En realidad, el sufrimiento de Moscú procede de la sombra de las sanciones que aún no se han impuesto. No está prohibido comprar petróleo ruso, pero, por miedo a las futuras medidas, armadores, banqueros y aseguradoras son reacios a participar en su distribución. Todavía se recuerda la experiencia de las sanciones a terceros impuestas por EE UU en 2018, que prohibieron cualquier tipo de negocio con Irán. En consecuencia, sobre el petróleo de los Urales ahora pesa un considerable descuento de 25 dólares por barril.

Sin embargo, esta situación no va a durar. Más pronto que tarde hará falta aclararse: o es legal comprar energía rusa o no lo es. Y si lo es, habrá que permitir al Gobierno ruso que utilice los ingresos en divisa extranjera; de no ser así, no tendrá razones para extraer sus hidrocarburos del subsuelo. Estados Unidos ya ha elegido y se las arreglará sin petróleo ruso, que no necesita. Alemania titubea. Europa no ha decidido nada definitivo. Pero, si no actúa, Putin llegará pronto a la conclusión de que, para él, lo peor ha pasado. El rublo ya se ha recuperado ligeramente. No hay alternativa: hay que apretar la soga.

Llegados a este punto, es importante distinguir entre petróleo y gas. El mercado del crudo es global, porque, básicamente, un petrolero se puede sustituir por otro. La principal consecuencia de la interrupción brusca de las exportaciones rusas sería un incremento de los precios, que Estados Unidos está intentando evitar retomando la colaboración con Venezuela e Irán. Esa interrupción es improbable, ya que siempre habrá algún comprador —la India, por ejemplo—, para petróleo a precio rebajado. Sin embargo, al crear todo tipo de complicaciones para los compradores, un embargo del petróleo ruso acentuaría ese descuento y reduciría los ingresos por exportación, que caerían todavía más si se aplicaran sanciones a terceros: en 2019, el volumen de las entregas de crudo iraní se redujo a la mitad.

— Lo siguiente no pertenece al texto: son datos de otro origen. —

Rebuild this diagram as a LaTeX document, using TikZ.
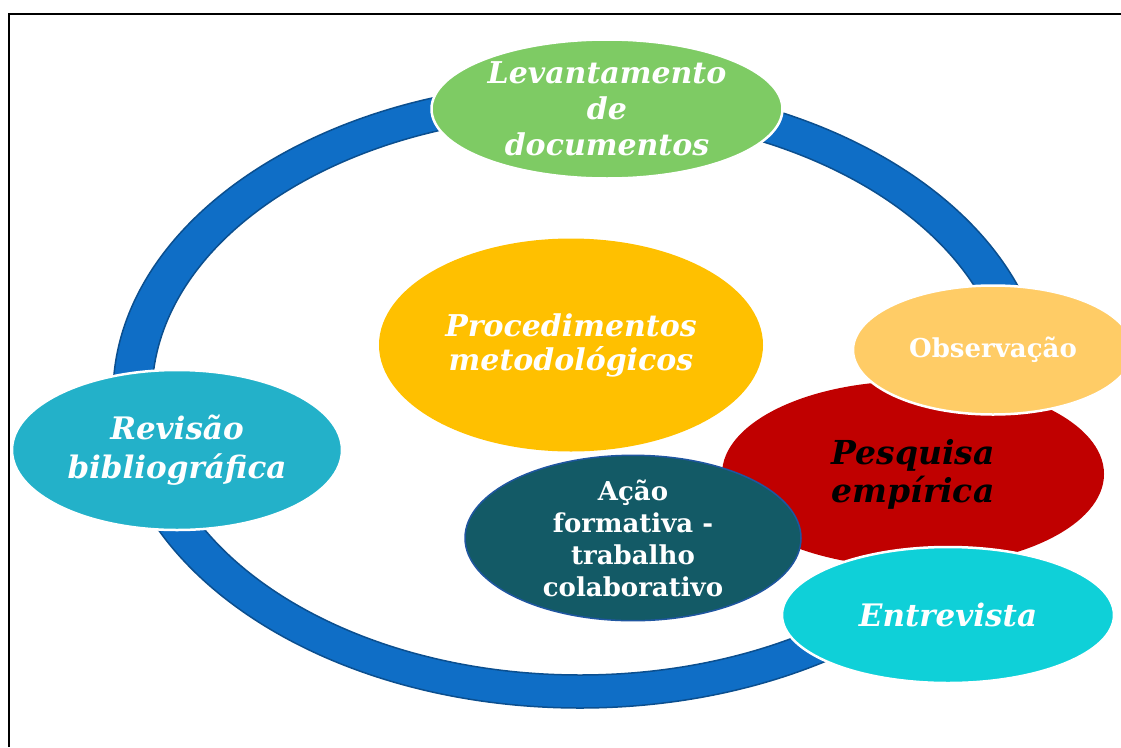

Más complicada es la situación del gas, cuya distribución requiere infraestructuras y que en la actualidad todavía se exporta principalmente a Europa. La interrupción de las importaciones debilitaría enormemente a Rusia, que carece prácticamente de otros canales de exportación. Sin embargo, aunque su gas solo representa el 8,4% de la energía primaria que consume la Unión Europea, el corte de suministro no dejaría de tener consecuencias para nosotros. Y, evidentemente, esta dependencia varía enormemente de un país a otro. Sería inviable detener las importaciones de manera inmediata. Sin embargo, la UE debe comenzar a reducir sus importaciones de gas, diversificar sus proveedores y, a tal fin, reformar una estructura energética insuficientemente integrada, con el fin de garantizar la seguridad colectiva del suministro. Una buena forma de fomentar este cambio sería la aplicación de un arancel al gas ruso y su incremento gradual, tal como proponen los economistas Eric Charney, Christian Gollier y Thomas Philippon. Así se enviaría la señal de que hemos decidido acabar con esta situación y, al mismo tiempo, se fomentaría la compra de gas a otros proveedores. Está claro que esto no será posible si no se muestra una gran solidaridad con aquellos países que serían los más directamente afectados por la caída de las importaciones de gas procedente de Rusia.

Nuestro peso económico, nuestra tecnología, la preponderancia de nuestras multinacionales, nuestro control de las infraestructuras de la globalización y la asimetría de nuestros intercambios energéticos con Rusia nos otorgan los medios para imponernos en una confrontación decisiva. Aunque está claro que no podemos pretender que la guerra económica no nos cause ni un rasguño.